How much is too much? The answer to this apparently simple question is very complicated: as complicated as the number of ingredients used in skin care. Also, for a good answer, you may have to go to numbers that are much smaller than a percent (1%) and go to parts per million.
In the best of cases more is likely to be a waste of money. You are throwing away the money you spent on the active by trying to add more. For example, if you add more ascorbic acid to a serum than will possibly dissolve (as determined by the laws of nature and how water interacts with ascorbic acid) the rest will become sediment at the bottom of the tube.
Figure 1. More is just a waste of money (example: epidermal growth factor, amino acids)

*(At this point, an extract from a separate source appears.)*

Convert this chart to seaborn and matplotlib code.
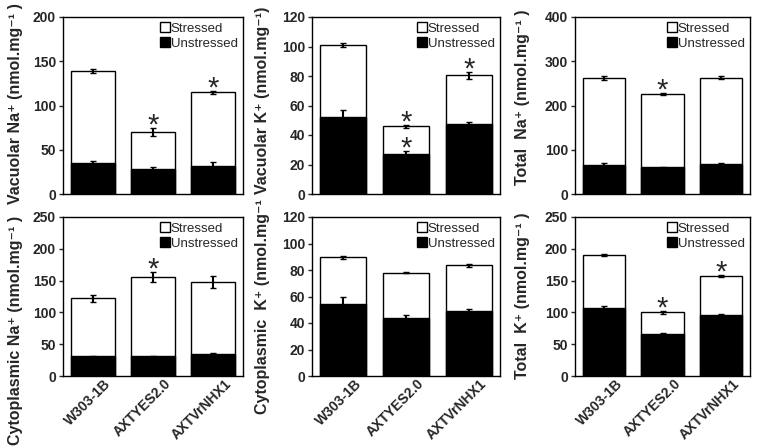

In other cases, the excess of, let’s say copper, will be toxic to your skin and some cell processes will be disrupted. Your cells will become sick and then die. The visible effect on your skin will be more wrinkles, or a change in color, or a loss of fat, etc.
Figure 2. More is a VERY BAD idea. Example: copper, copper peptides, ascorbic acid.
We need to respect the actives. Just as they can benefit your skin, some of them may be deleterious at higher concentrations. If an active works through a receptor, the cells may decide to make less of that receptor to compensate for too much active coming in. This is what happens in diabetes, when too much sugar leads to resistance to the hormone insulin.